Friday, 31 August 2007 - 1:30 PM
5.P1.B-1

Cretaceous oblique detachment tectonics in the Fosdick Mountains, Marie Byrd Land, Antarctica

Rory McFadden1, Christine Smith Siddoway2, Christian Teyssier1, C.M. Fanning3, and Seth C. Kruckenberg1. (1) Department of Geology and Geophysics, University of Minnesota, 310 Pillsbury Drive SE, Minneapolis, MN 55455, (2) Department of Geology, The Colorado College, 14 E. Cache la Poudre, Colorado Springs, CO 80903, (3) Research School of Earth Sciences, Australian National University, Canberra, ACT 2000, Australia

The Fosdick Mountains form an E-W trending migmatite dome in the northern Ford Ranges of Marie Byrd Land, Antarctica.  Pervasively folded migmatites derived from lower Paleozoic greywacke and middle Paleozoic plutonic rocks constitute the dome.  New field research documents a transition from melt-present to solid-state deformation upon the south flank of the dome, and a throughgoing mylonitic shear zone mapped for 10 km between Mt Richardson and Mt Getz.
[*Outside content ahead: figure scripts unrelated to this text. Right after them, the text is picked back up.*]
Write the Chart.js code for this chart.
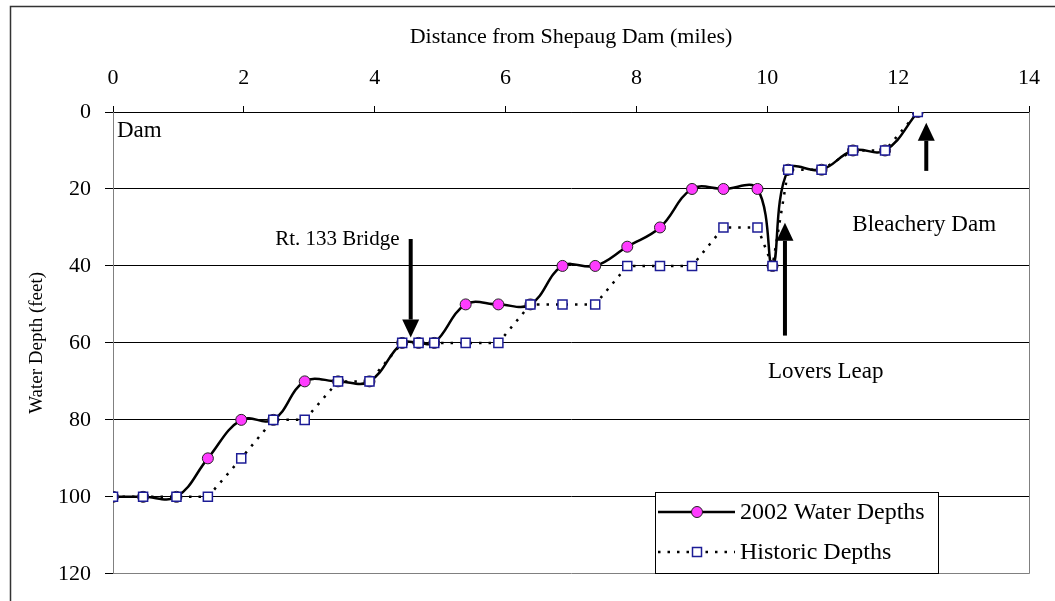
<!DOCTYPE html>
<html>
<head>
<meta charset="utf-8">
<script src="https://cdn.jsdelivr.net/npm/chart.js@4.4.0/dist/chart.umd.min.js"></script>
<style>
  html, body { margin: 0; padding: 0; background: #fff; }
  #wrap { width: 1055px; height: 601px; }
</style>
</head>
<body>
<div id="wrap"><canvas id="depthChart" width="1055" height="601"></canvas></div>
<script>
// distance from Shepaug Dam (miles) for each survey point
const miles = [0, 0.46, 0.97, 1.45, 1.96, 2.45, 2.93, 3.44, 3.92, 4.42, 4.67, 4.91, 5.39, 5.89,
  6.38, 6.87, 7.37, 7.86, 8.36, 8.85, 9.33, 9.85, 10.08, 10.32, 10.83, 11.31, 11.80, 12.30];
const depth2002 = [100, 100, 100, 90, 80, 80, 70, 70, 70, 60, 60, 60, 50, 50,
  50, 40, 40, 35, 30, 20, 20, 20, 40, 15, 15, 10, 10, 0];
const depthHistoric = [100, 100, 100, 100, 90, 80, 80, 70, 70, 60, 60, 60, 60, 60,
  50, 50, 50, 40, 40, 40, 30, 30, 40, 15, 15, 10, 10, 0];

const seriesNames = ['2002 Water Depths', 'Historic Depths'];
const xTitle = 'Distance from Shepaug Dam (miles)';
const yTitle = 'Water Depth (feet)';

// text labels and arrows, in chart units (miles, feet)
const notes = [
  { text: 'Dam', x: 0.06, y: 6.4, size: 23 },
  { text: 'Rt. 133 Bridge', x: 2.48, y: 34.6, size: 21 },
  { text: 'Bleachery Dam', x: 11.3, y: 30.8, size: 23 },
  { text: 'Lovers Leap', x: 10.01, y: 69.0, size: 23 }
];
const arrows = [
  { x: 4.55, from: 33, to: 58.6 },
  { x: 10.27, from: 58.1, to: 28.8 },
  { x: 12.43, from: 15.3, to: 2.8 }
];

const serif = "'Liberation Serif', 'Times New Roman', serif";

const toPoints = (ys) => ys.map((y, i) => ({ x: miles[i], y: y }));

const extras = {
  id: 'extras',
  afterDraw(chart) {
    const ctx = chart.ctx;
    const area = chart.chartArea;
    const xs = chart.scales.x;
    const ys = chart.scales.y;
    ctx.save();

    // outer frame (only top and left show in the picture)
    ctx.strokeStyle = '#333';
    ctx.lineWidth = 1.5;
    ctx.beginPath();
    ctx.moveTo(10.5, 601);
    ctx.lineTo(10.5, 6.5);
    ctx.lineTo(1055, 6.5);
    ctx.stroke();

    // plot area right edge
    ctx.strokeStyle = '#808080';
    ctx.lineWidth = 1;
    ctx.beginPath();
    ctx.moveTo(Math.round(area.right) + 0.5, area.top);
    ctx.lineTo(Math.round(area.right) + 0.5, area.bottom);
    ctx.stroke();

    // notes
    ctx.fillStyle = '#000';
    ctx.textAlign = 'left';
    ctx.textBaseline = 'alphabetic';
    notes.forEach(n => {
      ctx.font = n.size + 'px ' + serif;
      ctx.fillText(n.text, xs.getPixelForValue(n.x), ys.getPixelForValue(n.y));
    });

    // arrows
    arrows.forEach(a => {
      const x = xs.getPixelForValue(a.x);
      const y0 = ys.getPixelForValue(a.from);
      const y1 = ys.getPixelForValue(a.to);
      const dir = y1 > y0 ? 1 : -1;
      const headLen = 18, headW = 8.5;
      ctx.strokeStyle = '#000';
      ctx.lineWidth = 4;
      ctx.beginPath();
      ctx.moveTo(x, y0);
      ctx.lineTo(x, y1 - dir * headLen);
      ctx.stroke();
      ctx.beginPath();
      ctx.moveTo(x, y1);
      ctx.lineTo(x - headW, y1 - dir * headLen);
      ctx.lineTo(x + headW, y1 - dir * headLen);
      ctx.closePath();
      ctx.fill();
    });

    // legend box
    const lx = 655, ly = 492, lw = 283, lh = 81;
    ctx.fillStyle = '#fff';
    ctx.fillRect(lx, ly, lw, lh);
    ctx.strokeStyle = '#000';
    ctx.lineWidth = 1;
    ctx.strokeRect(lx + 0.5, ly + 0.5, lw, lh);
    chart.data.datasets.forEach((ds, i) => {
      const rowY = ly + 20 + i * 40;
      ctx.strokeStyle = ds.borderColor;
      ctx.lineWidth = ds.borderWidth;
      ctx.setLineDash(ds.borderDash || []);
      ctx.beginPath();
      ctx.moveTo(lx + 3, rowY);
      ctx.lineTo(lx + 80, rowY);
      ctx.stroke();
      ctx.setLineDash([]);
      const mx = lx + 42;
      ctx.fillStyle = ds.pointBackgroundColor;
      ctx.strokeStyle = ds.pointBorderColor;
      ctx.lineWidth = ds.pointBorderWidth;
      ctx.beginPath();
      if (ds.pointStyle === 'rect') {
        ctx.rect(mx - 4.5, rowY - 4.5, 9, 9);
      } else {
        ctx.arc(mx, rowY, ds.pointRadius, 0, Math.PI * 2);
      }
      ctx.fill();
      ctx.stroke();
      ctx.fillStyle = '#000';
      ctx.font = '24px ' + serif;
      ctx.textBaseline = 'middle';
      ctx.fillText(ds.label, lx + 85, rowY + 1);
    });
    ctx.restore();
  }
};

new Chart(document.getElementById('depthChart'), {
  type: 'line',
  data: {
    datasets: [
      {
        label: seriesNames[0],
        data: toPoints(depth2002),
        order: 1,
        borderColor: '#000',
        borderWidth: 2.5,
        tension: 0.4,
        pointStyle: 'circle',
        pointRadius: 5.5,
        pointBackgroundColor: '#ff3cff',
        pointBorderColor: '#222',
        pointBorderWidth: 1
      },
      {
        label: seriesNames[1],
        data: toPoints(depthHistoric),
        order: 0,
        borderColor: '#000',
        borderWidth: 2.5,
        borderDash: [2.5, 7],
        tension: 0,
        pointStyle: 'rect',
        pointRadius: 6.4,
        pointBackgroundColor: '#fff',
        pointBorderColor: '#1c1c96',
        pointBorderWidth: 1.5
      }
    ]
  },
  options: {
    responsive: false,
    animation: false,
    devicePixelRatio: 1,
    layout: { padding: { left: 0, top: 0, right: 12, bottom: 18 } },
    plugins: {
      legend: { display: false },
      tooltip: { enabled: false }
    },
    scales: {
      x: {
        type: 'linear',
        position: 'top',
        min: 0,
        max: 14,
        ticks: { stepSize: 2, color: '#000', padding: 15, font: { family: serif, size: 22 } },
        grid: { drawOnChartArea: false, tickLength: 6, tickColor: '#000' },
        border: { color: '#000', width: 1 },
        title: {
          display: true,
          text: xTitle,
          color: '#000',
          font: { family: serif, size: 22 },
          padding: { top: 24, bottom: 0 }
        },
        afterFit(scale) { scale.height = 112; }
      },
      y: {
        min: 0,
        max: 120,
        reverse: true,
        ticks: { stepSize: 20, color: '#000', padding: 14, font: { family: serif, size: 22 } },
        grid: {
          color: (c) => (c.tick && c.tick.value === 120 ? '#808080' : '#000'),
          tickColor: '#000',
          tickLength: 8
        },
        border: { color: '#808080', width: 1 },
        title: {
          display: true,
          text: yTitle,
          color: '#000',
          font: { family: serif, size: 19 },
          padding: { top: 26, bottom: 0 }
        },
        afterFit(scale) { scale.width = 113; }
      }
    }
  },
  plugins: [extras]
});
</script>
</body>
</html>
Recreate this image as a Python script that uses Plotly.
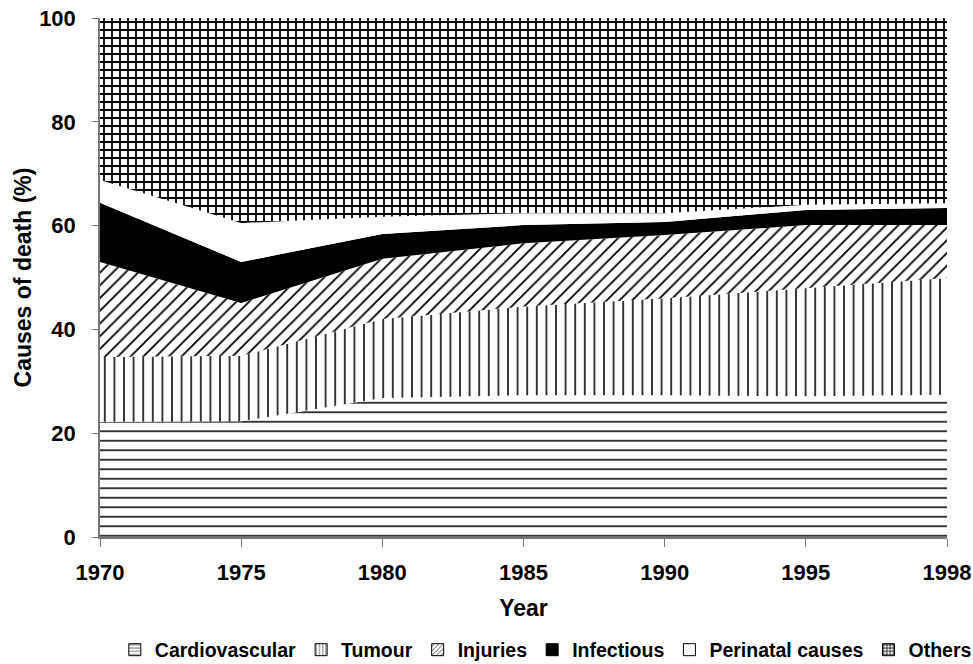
import plotly.graph_objects as go

years = ["1970", "1975", "1980", "1985", "1990", "1995", "1998"]
cardiovascular = [22.2, 22.3, 26.8, 27.3, 27.3, 27.1, 27.4]
tumour = [12.5, 12.6, 15.2, 17.1, 18.7, 20.9, 22.5]
injuries = [18.3, 10.2, 11.6, 12.2, 12.2, 12.1, 10.2]
infectious = [11.4, 7.9, 4.8, 3.5, 2.5, 2.9, 3.3]
perinatal = [4.4, 7.5, 3.3, 2.3, 1.7, 1.0, 0.9]
others = [31.2, 39.5, 38.3, 37.6, 37.6, 36.0, 35.7]

FONT = "Arial, Liberation Sans, sans-serif"
W, H = 973, 664

series = [
    ("Cardiovascular", cardiovascular, dict(shape="-", size=9.5, solidity=0.16), "white"),
    ("Tumour", tumour, dict(shape="|", size=9.6, solidity=0.16), "white"),
    ("Injuries", injuries, dict(shape="/", size=9, solidity=0.2), "white"),
    ("Infectious", infectious, None, "black"),
    ("Perinatal causes", perinatal, None, "white"),
    ("Others", others, dict(shape="+", size=8, solidity=0.4), "white"),
]

fig = go.Figure()
for name, vals, pat, col in series:
    kw = dict(x=years, y=vals, name=name, mode="lines", stackgroup="one",
              line=dict(width=0, color="black"), fillcolor=col, showlegend=False)
    if pat is not None:
        kw["fillpattern"] = dict(fgcolor="black", bgcolor="white", fillmode="replace", **pat)
    fig.add_trace(go.Scatter(**kw))

# legend entries (square swatches with the same patterns)
for name, vals, pat, col in series:
    marker = dict(color=col, line=dict(color="black", width=1))
    if pat is not None:
        p = dict(pat)
        p["size"] = 4
        marker["pattern"] = dict(fgcolor="black", bgcolor="white", fillmode="replace", **p)
    fig.add_trace(go.Bar(x=[None], y=[None], name=name, marker=marker, showlegend=True))

fig.update_layout(
    width=W, height=H,
    margin=dict(l=0, r=0, t=0, b=0, autoexpand=False),
    paper_bgcolor="white", plot_bgcolor="white",
    font=dict(family=FONT, size=22, color="black", weight="bold"),
    showlegend=True,
    legend=dict(orientation="h", xanchor="left", x=0.118, yanchor="middle", y=14 / H,
                font=dict(size=19.5, weight="bold"), itemwidth=30, traceorder="normal",
                bgcolor="rgba(0,0,0,0)"),
    xaxis=dict(type="category", range=[0, 6], domain=[100 / W, 947 / W],
               showgrid=False, showline=True, automargin=False,
               linecolor="#777", linewidth=1.5, ticks="outside", ticklen=8,
               tickcolor="#777", tickfont=dict(size=22, weight="bold"),
               ticklabelstandoff=7,
               title=dict(text="Year", font=dict(size=23, weight="bold"), standoff=16)),
    yaxis=dict(range=[0, 100], tickvals=[0, 20, 40, 60, 80, 100], domain=[127 / H, 646 / H],
               showgrid=False, automargin=False,
               showline=True, linecolor="#777", linewidth=1.5, ticks="outside",
               ticklen=6, tickcolor="#777", tickfont=dict(size=22, weight="bold"),
               ticklabelstandoff=12,
               title=dict(text="Causes of death (%)", font=dict(size=23, weight="bold"), standoff=1)),
)

fig.write_html("out.html", config={"displayModeBar": False},
               post_script="document.body.style.margin='0px';")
Kinematic shear sense is dextral normal oblique, with top-to-the-SW and -WSW transport. A U-Pb age of 107 Ma, from a leucosome-filled extensional shear band, provides a melt-present deformation age, and a U-Pb age of 96 Ma, from a crosscutting granitic dike, gives a lower age limit for deformation. The structure, here named the South Fosdick detachment zone, forms the south flank of the migmatite dome and was in part responsible for the exhumation of mid-crustal rocks.